The new recommendations from the CDC have received some pushback from various pediatric experts who said the federal agency's rules go against what scientists known about the virus in children and force kids to unfairly bear the brunt of rigid mandates where the benefits do not outweigh the costs. Experts also argued that these rules are especially strict for the summertime, when the heat will become a difficult factor.

The CDC's guidance for youth and summer camps said that masks must be worn at all times—even outdoors—by everyone, included vaccinated adults and children as young as 2 years old. Campers must remain three feet apart at all times, including when outdoors.

"Irrational recommendations will do no good, could in this case do harm, and really discredit federal agencies," Gorelick said.

Dimitri Christakis, the editor-in-chief of the leading journal for pediatric medicine JAMA Pediatrics, agreed with Gorelick, calling the recommendations "unfairly draconian."

"We've consistently deprioritized the essential needs of human childhood. Keeping kids out of school, enforcing social distance on them," he told New York Magazine.

Summer Camp Mask Kids CDC Pediatric Immunologist
A child wearing a mask jumps to pop bubbles in Washington Square Parkas the city continues Phase 4 of re-opening following restrictions imposed to slow the spread of coronavirus on September 13, 2020 in New York City. Columbia pediatric immunologist Mark Gorelik called the Center for Disease Prevention and Control's new guidelines for summer camps "senseless." Alexi Rosenfeld/Getty

Christakis, who is a pediatric epidemiologist at the University of Washington, argued that kids should be allowed to play in close proximity. He suggested that with regular rapid testing, which would be easy to implement, campers should be able to forgo masks entirely.

He added that even without weekly testing, children should be allowed to play sports without masks.

"Keeping children masked for activities like baseball and tennis is ridiculous," Christakis said.

Although the CDC has issued tight rules for summer camps, other health agencies have provided a looser framework for campers and staff to follow.

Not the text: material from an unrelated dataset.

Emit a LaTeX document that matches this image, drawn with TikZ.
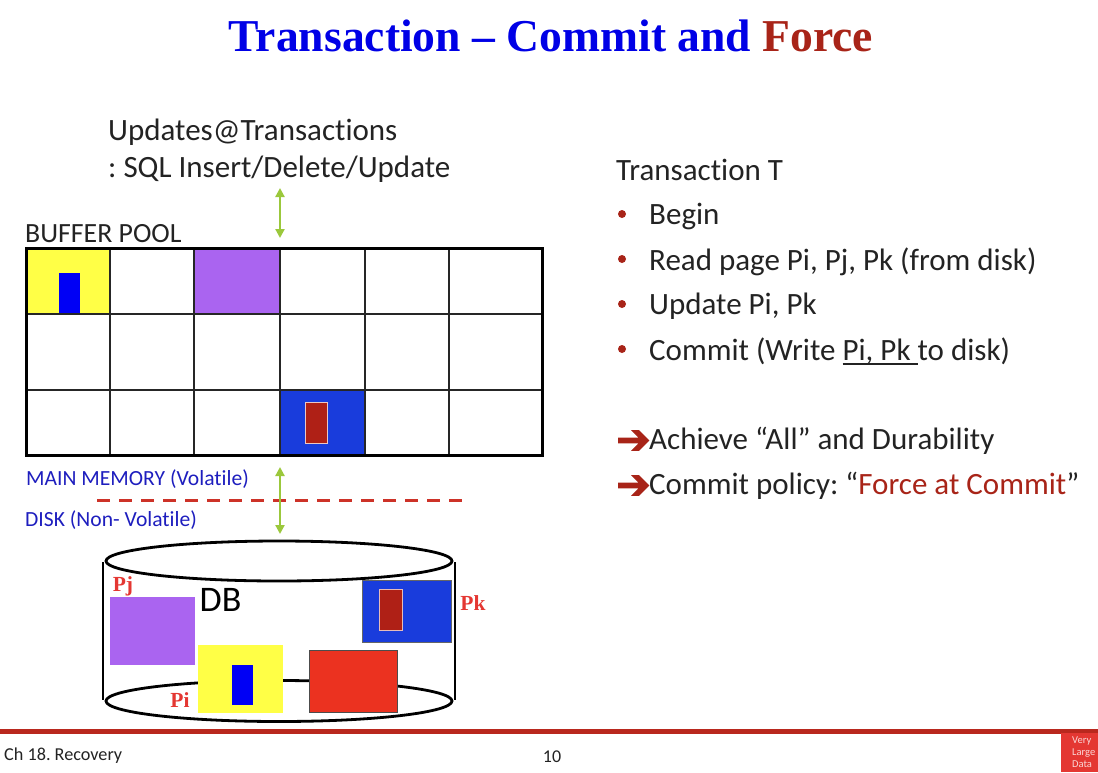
\documentclass[tikz,border=0pt]{standalone}
\usepackage{fontspec}
\setmainfont{Carlito}[Ligatures=CommonOff]
\newfontfamily\serifb{Liberation Serif}[BoldFont={Liberation Serif Bold}]
\newfontfamily\arrowfont{DejaVu Sans}[FakeBold=2.5]
\usetikzlibrary{arrows.meta}
\definecolor{titleblue}{RGB}{0,0,230}
\definecolor{forcered}{RGB}{168,36,24}
\definecolor{purp}{RGB}{170,100,240}
\definecolor{yel}{RGB}{255,255,70}
\definecolor{pageblue}{RGB}{25,60,220}
\definecolor{pureblue}{RGB}{0,0,245}
\definecolor{brick}{RGB}{175,32,22}
\definecolor{orangered}{RGB}{235,50,32}
\definecolor{labred}{RGB}{228,55,50}
\definecolor{arrowgreen}{RGB}{155,200,60}
\definecolor{memblue}{RGB}{30,30,190}
\definecolor{dashred}{RGB}{205,50,40}
\definecolor{txt}{RGB}{35,35,35}
\definecolor{footbar}{RGB}{185,40,30}
\newcommand{\thickul}[1]{\setbox0=\hbox{#1}\rlap{\rule[-4.5pt]{\wd0}{1.8pt}}\box0}
\tikzset{
  body/.style={anchor=west,inner sep=0pt,text=txt,font=\fontsize{31}{34}\selectfont\frenchspacing},
  bul/.style={circle,fill=forcered,inner sep=0pt,minimum size=8pt},
  tipmark/.style={anchor=west,inner sep=0pt,text=forcered,font=\arrowfont\fontsize{41}{41}\selectfont},
  grid line/.style={draw=black!85,line width=2pt},
  frame/.style={draw=black,line width=2.8pt},
  dbline/.style={draw=black,line width=2.8pt},
  page/.style={inner sep=0pt,anchor=north west},
  greenarrow/.style={draw=arrowgreen,line width=2.2pt,{Triangle[length=9pt,width=9pt]}-{Triangle[length=9pt,width=9pt]}},
  plabel/.style={inner sep=0pt,text=labred,font=\serifb\fontsize{21.5}{24}\selectfont\bfseries},
  memlabel/.style={anchor=west,inner sep=0pt,text=memblue,font=\fontsize{21.6}{24}\selectfont},
}
\begin{document}
\begin{tikzpicture}[x=1pt,y=-1pt]
\useasboundingbox (0,0) rectangle (1098,772);
% title
\node[inner sep=0pt,font=\serifb\fontsize{45.6}{50}\selectfont\bfseries] (title) at (551,36)
  {\textcolor{titleblue}{Transaction – Commit and }\textcolor{forcered}{Force}};
% updates
\node[body] (upd1) at (108,132) {Updates@Transactions};
\node[body] (upd2) at (108,169.5) {: SQL Insert/Delete/Update};
\node[anchor=west,inner sep=0pt,text=txt,font=\fontsize{27.8}{30}\selectfont] (bp) at (25,234) {BUFFER POOL};
% filled cells
\fill[yel] (27,249) rectangle (110,314);
\fill[pureblue] (59,273) rectangle (80,313);
\fill[purp] (194,249) rectangle (280,314);
\fill[pageblue] (280,390) rectangle (365,455);
\node[page,fill=brick,draw=white!75!brick,line width=.8pt,minimum width=22pt,minimum height=41pt] (inner) at (305,402) {};
% grid
\foreach \x in {110,194,280,365,449} \draw[grid line] (\x,248) -- (\x,455);
\foreach \y in {314,390} \draw[grid line] (26,\y) -- (542,\y);
\node[frame,inner sep=0pt,anchor=north west,minimum width=516pt,minimum height=207pt] (pool) at (25,247) {};
% arrows
\coordinate (a1t) at (280,188); \coordinate (a1b) at (280,238);
\draw[greenarrow] (a1t) -- (a1b);
% memory labels
\node[memlabel] (mm) at (26,479.5) {MAIN MEMORY (Volatile)};
\coordinate (d1) at (97,500); \coordinate (d2) at (462,500);
\draw[draw=dashred,line width=3pt,dash pattern=on 13pt off 9pt] (d1) -- (d2);
\node[memlabel] (dk) at (25,520) {DISK (Non- Volatile)};
\coordinate (a2t) at (280,467); \coordinate (a2b) at (280,534);
\draw[greenarrow] (a2t) -- (a2b);
% cylinder
\draw[dbline] (279,701) ellipse (173 and 20.5);
\draw[dbline] (103,562) -- (103,700);
\draw[dbline] (455,562) -- (455,700);
\draw[dbline,fill=white] (279,561) ellipse (173 and 20);
\node[inner sep=0pt,text=black,font=\fontsize{36}{38}\selectfont] (db) at (220.5,600) {DB};
% disk pages
\node[page,fill=purp,minimum width=85pt,minimum height=68pt] (pj) at (109.5,597) {};
\node[page,fill=yel,minimum width=85pt,minimum height=68pt] (pi) at (198,645) {};
\node[page,fill=pureblue,minimum width=21pt,minimum height=40pt] (piin) at (232,665) {};
\node[page,fill=orangered,draw=black!70,line width=1pt,minimum width=88pt,minimum height=62pt] (pr) at (309,650) {};
\node[page,fill=pageblue,draw=black!60,line width=.8pt,minimum width=89pt,minimum height=62pt] (pk) at (362,579.5) {};
\node[page,fill=brick,draw=white!70!brick,line width=.8pt,minimum width=23pt,minimum height=41pt] (pkin) at (378.5,589) {};
\node[plabel] (lpj) at (123,586) {Pj};
\node[plabel] (lpi) at (180,700) {Pi};
\node[plabel] (lpk) at (473,603) {Pk};
% right
\node[body] (tt) at (616,169.5) {Transaction T};
\node[bul] (b1) at (622,214) {};
\node[body] (t1) at (649,216.5) {Begin};
\node[bul] (b2) at (622,259) {};
\node[body] (t2) at (649,261.5) {Read page Pi, Pj, Pk (from disk)};
\node[bul] (b3) at (622,304) {};
\node[body] (t3) at (649,306) {Update Pi, Pk};
\node[bul] (b4) at (622,349) {};
\node[body] (t4) at (649,351) {Commit (Write \thickul{Pi, Pk }to disk)};
\node[tipmark] (ar1) at (616,442) {➔};
\node[body] (t5) at (649,441) {Achieve “All” and Durability};
\node[tipmark] (ar2) at (616,487) {➔};
\node[body] (t6) at (649,486) {Commit policy: “\textcolor{forcered}{Force at Commit}”};
% footer
\coordinate (f1) at (0,731.5); \coordinate (f2) at (1098,731.5);
\draw[draw=footbar,line width=4.5pt] (f1) -- (f2);
\node[anchor=west,inner sep=0pt,text=txt,font=\fontsize{18.2}{20}\selectfont\frenchspacing] (ch) at (4,755.5) {Ch 18. Recovery};
\node[inner sep=0pt,text=txt,font=\fontsize{18}{20}\selectfont] (pn) at (552,756.5) {10};
\node[anchor=north west,inner sep=0pt,fill=labred,minimum width=37pt,minimum height=39pt] (logo) at (1061,733) {};
\node[anchor=west,inner sep=0pt,align=left,text=white!80!labred,font=\fontsize{10.5}{12}\selectfont] (logot) at (1072,752) {Very\\Large\\Data};
\end{tikzpicture}
\end{document}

The World Health Organization (WHO) said that the main factor of consideration for masking children between the ages of 6 and 11 should be whether or not there is widespread transmission in the area.

The international agency also said children under the age of 6 shouldn't wear masks at all, and that children should specifically not wear one "when playing sports or doing physical activities, such as running, jumping, or playing on the playground, so that it doesn't compromise their breathing."

Comparably, the CDC recommends that everyone over the age of 2 should wear a mask.

Despite the criticisms, the CDC has defended its "layered" approach and said such guidelines protects both children and staff.

Gorelik declined Newsweek's request for additional comment.